Objective → Give back exactly the lines from the one with "Recreate this image" through the one with "from matplotlib.patches import Rectangle", inclusive, without the images.

#####

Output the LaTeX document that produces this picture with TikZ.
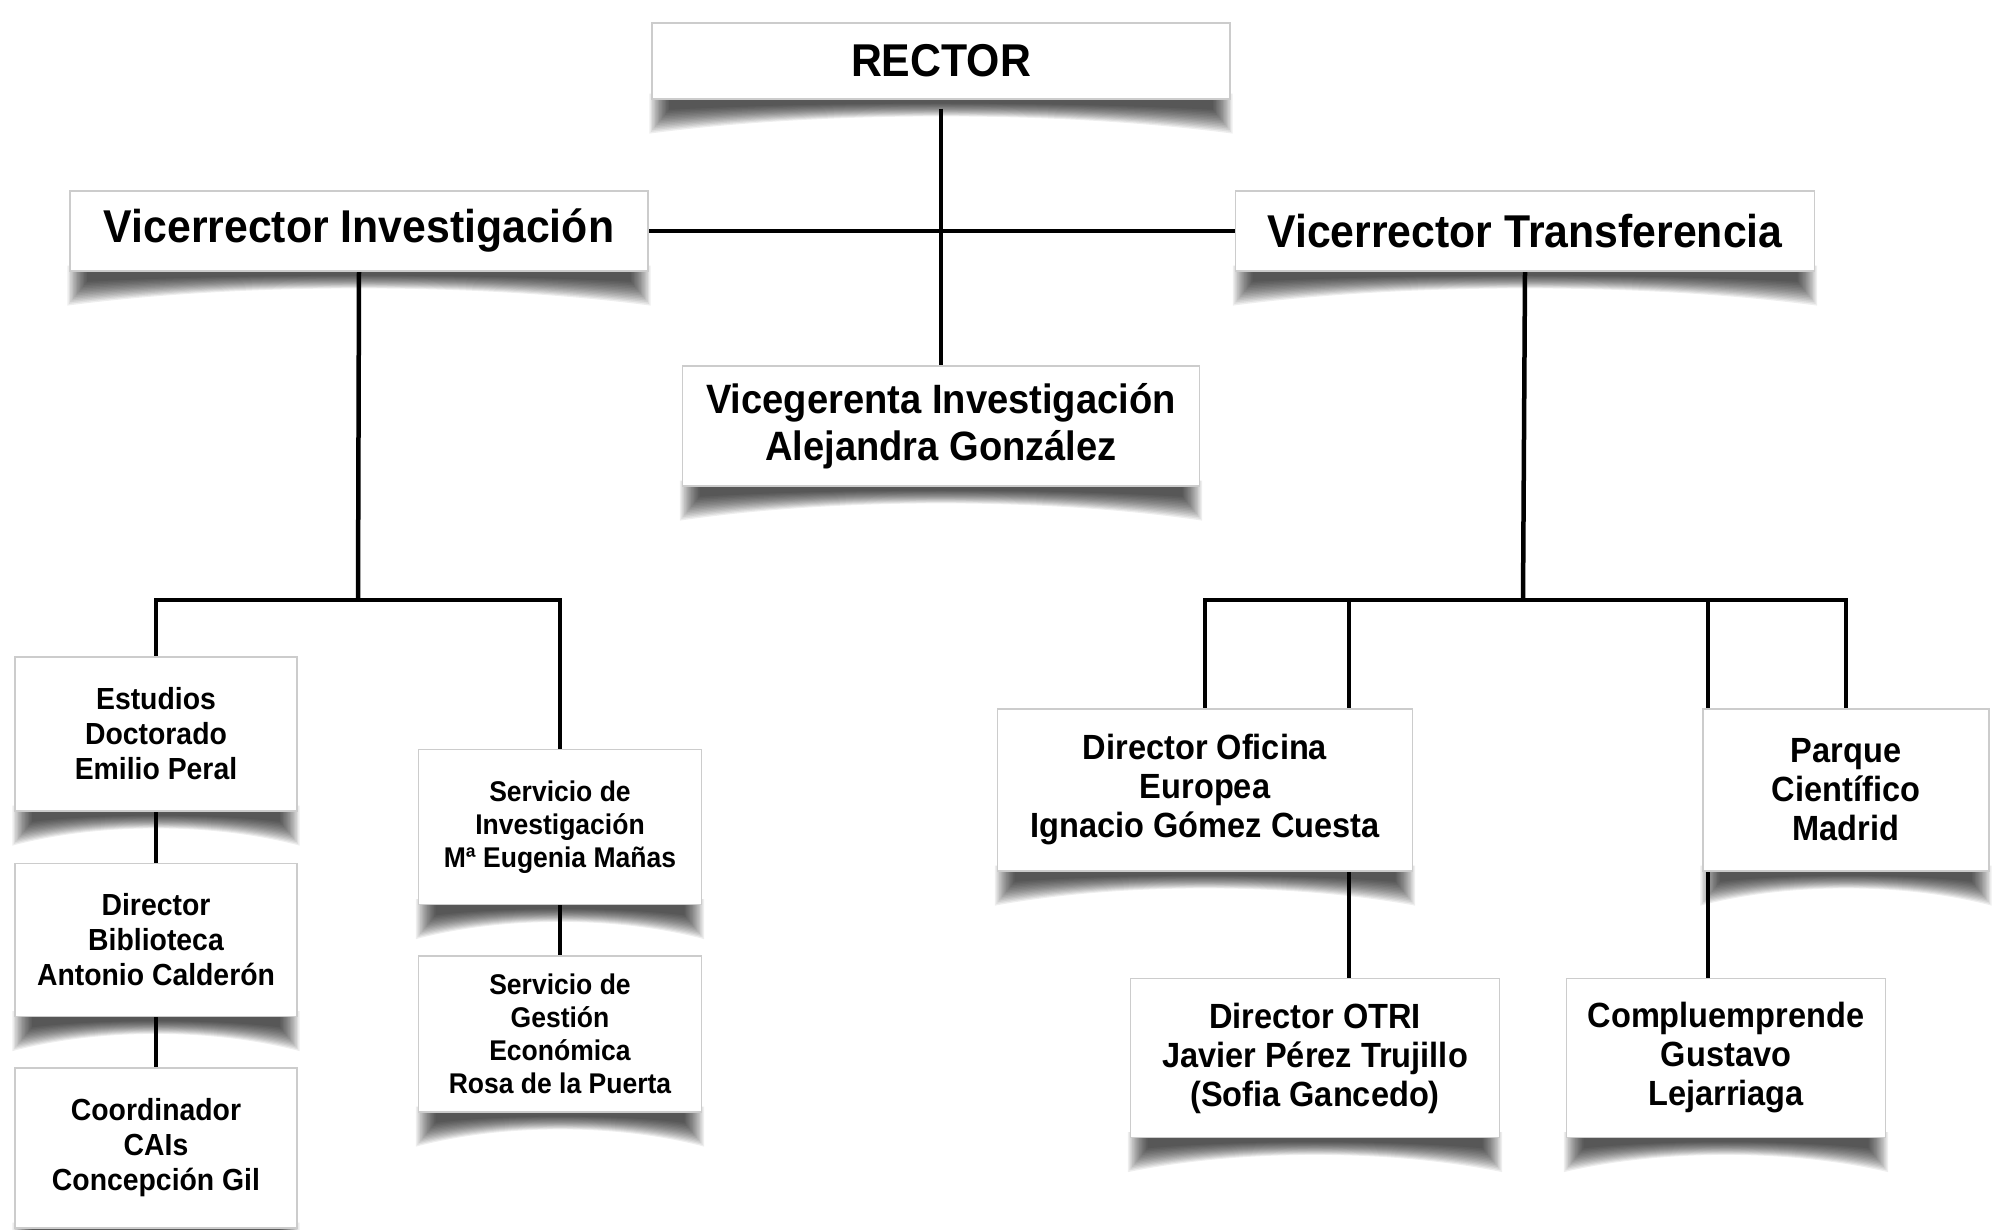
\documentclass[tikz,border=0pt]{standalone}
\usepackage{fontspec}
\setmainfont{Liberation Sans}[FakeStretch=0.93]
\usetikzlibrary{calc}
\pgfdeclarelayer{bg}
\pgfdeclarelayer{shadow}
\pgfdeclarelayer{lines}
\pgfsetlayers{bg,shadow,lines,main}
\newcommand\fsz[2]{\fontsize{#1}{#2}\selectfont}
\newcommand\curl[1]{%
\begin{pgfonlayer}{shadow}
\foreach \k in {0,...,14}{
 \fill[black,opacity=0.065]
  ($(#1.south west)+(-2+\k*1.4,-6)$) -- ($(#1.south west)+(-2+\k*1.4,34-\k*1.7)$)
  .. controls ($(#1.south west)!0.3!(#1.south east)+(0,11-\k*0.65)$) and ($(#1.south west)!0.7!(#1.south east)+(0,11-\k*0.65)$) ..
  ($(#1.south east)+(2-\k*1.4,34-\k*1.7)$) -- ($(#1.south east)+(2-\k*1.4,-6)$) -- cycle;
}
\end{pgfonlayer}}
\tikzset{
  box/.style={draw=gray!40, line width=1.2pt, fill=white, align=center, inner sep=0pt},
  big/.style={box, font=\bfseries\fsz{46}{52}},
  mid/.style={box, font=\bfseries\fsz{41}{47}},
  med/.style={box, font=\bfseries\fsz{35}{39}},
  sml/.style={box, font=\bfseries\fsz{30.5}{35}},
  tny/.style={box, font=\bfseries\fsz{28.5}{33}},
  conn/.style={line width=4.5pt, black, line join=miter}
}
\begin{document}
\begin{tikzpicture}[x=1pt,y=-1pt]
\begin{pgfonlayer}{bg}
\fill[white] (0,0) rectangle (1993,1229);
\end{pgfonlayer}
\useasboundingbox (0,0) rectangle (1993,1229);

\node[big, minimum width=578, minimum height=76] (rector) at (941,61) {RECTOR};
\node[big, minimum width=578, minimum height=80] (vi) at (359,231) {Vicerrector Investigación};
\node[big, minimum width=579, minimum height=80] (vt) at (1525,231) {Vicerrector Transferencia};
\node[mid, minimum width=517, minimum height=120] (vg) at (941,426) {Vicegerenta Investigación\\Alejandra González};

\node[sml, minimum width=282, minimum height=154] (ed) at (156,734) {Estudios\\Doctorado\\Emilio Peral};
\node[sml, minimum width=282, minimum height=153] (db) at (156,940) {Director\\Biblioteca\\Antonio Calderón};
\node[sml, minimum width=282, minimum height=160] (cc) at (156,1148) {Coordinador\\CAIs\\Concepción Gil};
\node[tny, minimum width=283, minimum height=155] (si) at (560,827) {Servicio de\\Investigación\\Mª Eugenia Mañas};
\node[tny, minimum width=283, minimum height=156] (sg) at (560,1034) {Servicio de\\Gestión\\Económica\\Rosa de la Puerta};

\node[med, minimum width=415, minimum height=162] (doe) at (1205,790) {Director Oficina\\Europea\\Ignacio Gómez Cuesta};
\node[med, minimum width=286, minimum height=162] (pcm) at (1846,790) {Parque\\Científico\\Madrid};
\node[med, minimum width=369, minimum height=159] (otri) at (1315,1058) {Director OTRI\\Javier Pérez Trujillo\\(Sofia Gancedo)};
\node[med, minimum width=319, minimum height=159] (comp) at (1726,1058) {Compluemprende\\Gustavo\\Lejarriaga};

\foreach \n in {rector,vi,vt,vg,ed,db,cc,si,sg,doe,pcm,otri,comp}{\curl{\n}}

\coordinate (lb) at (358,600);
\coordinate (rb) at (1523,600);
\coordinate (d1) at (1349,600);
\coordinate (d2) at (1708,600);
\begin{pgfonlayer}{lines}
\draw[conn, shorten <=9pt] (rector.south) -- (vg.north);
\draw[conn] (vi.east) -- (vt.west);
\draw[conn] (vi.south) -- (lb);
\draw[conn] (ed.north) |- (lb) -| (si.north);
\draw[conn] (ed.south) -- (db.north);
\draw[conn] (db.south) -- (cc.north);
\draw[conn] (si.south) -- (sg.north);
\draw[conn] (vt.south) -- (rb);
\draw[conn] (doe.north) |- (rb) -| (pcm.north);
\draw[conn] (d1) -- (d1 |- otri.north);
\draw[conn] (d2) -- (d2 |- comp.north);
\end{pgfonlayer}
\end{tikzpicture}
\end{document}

#####

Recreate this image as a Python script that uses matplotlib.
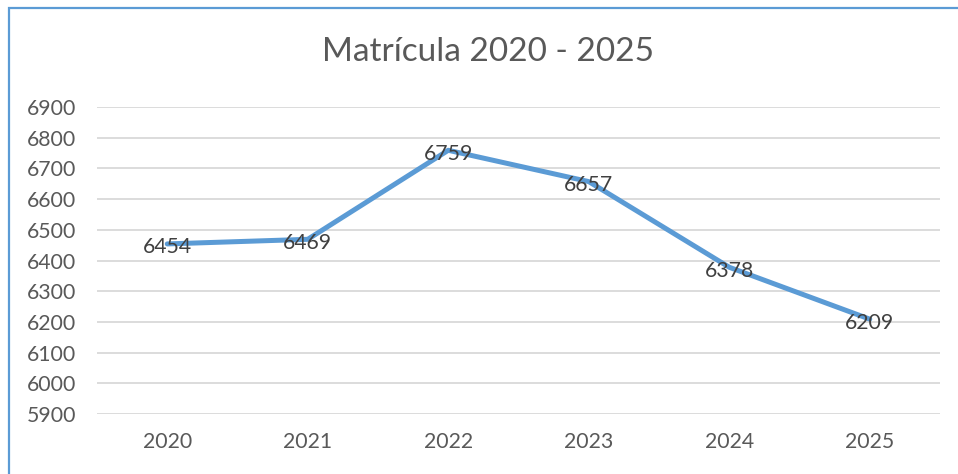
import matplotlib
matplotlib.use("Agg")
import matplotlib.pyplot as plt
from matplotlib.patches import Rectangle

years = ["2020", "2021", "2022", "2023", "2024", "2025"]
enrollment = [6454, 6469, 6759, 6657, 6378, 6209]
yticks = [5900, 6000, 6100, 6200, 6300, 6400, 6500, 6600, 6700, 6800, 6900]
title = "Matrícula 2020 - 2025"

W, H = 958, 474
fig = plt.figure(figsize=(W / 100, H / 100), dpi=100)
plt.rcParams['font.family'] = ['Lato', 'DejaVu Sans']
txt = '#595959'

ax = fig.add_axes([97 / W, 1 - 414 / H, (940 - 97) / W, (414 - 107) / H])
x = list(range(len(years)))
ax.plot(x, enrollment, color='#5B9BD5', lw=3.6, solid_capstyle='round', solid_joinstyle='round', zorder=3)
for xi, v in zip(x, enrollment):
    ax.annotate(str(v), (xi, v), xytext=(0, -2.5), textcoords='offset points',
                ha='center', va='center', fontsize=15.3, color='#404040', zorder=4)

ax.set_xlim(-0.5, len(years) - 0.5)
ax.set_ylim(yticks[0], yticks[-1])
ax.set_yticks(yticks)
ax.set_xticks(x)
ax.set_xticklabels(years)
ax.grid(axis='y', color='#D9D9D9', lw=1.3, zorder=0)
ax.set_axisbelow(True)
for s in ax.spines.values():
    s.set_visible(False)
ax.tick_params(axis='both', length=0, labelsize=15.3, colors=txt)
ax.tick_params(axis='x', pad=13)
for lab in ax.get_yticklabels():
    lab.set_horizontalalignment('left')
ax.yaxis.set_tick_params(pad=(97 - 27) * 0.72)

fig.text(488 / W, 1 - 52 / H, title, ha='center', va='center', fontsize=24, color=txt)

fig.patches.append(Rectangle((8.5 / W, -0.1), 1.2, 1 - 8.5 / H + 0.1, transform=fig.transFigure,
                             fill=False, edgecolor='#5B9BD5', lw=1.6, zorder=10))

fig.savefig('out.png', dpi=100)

#####

Task result →
Recreate this image as a Python script that uses matplotlib.
import matplotlib
matplotlib.use("Agg")
import matplotlib.pyplot as plt
from matplotlib.patches import Rectangle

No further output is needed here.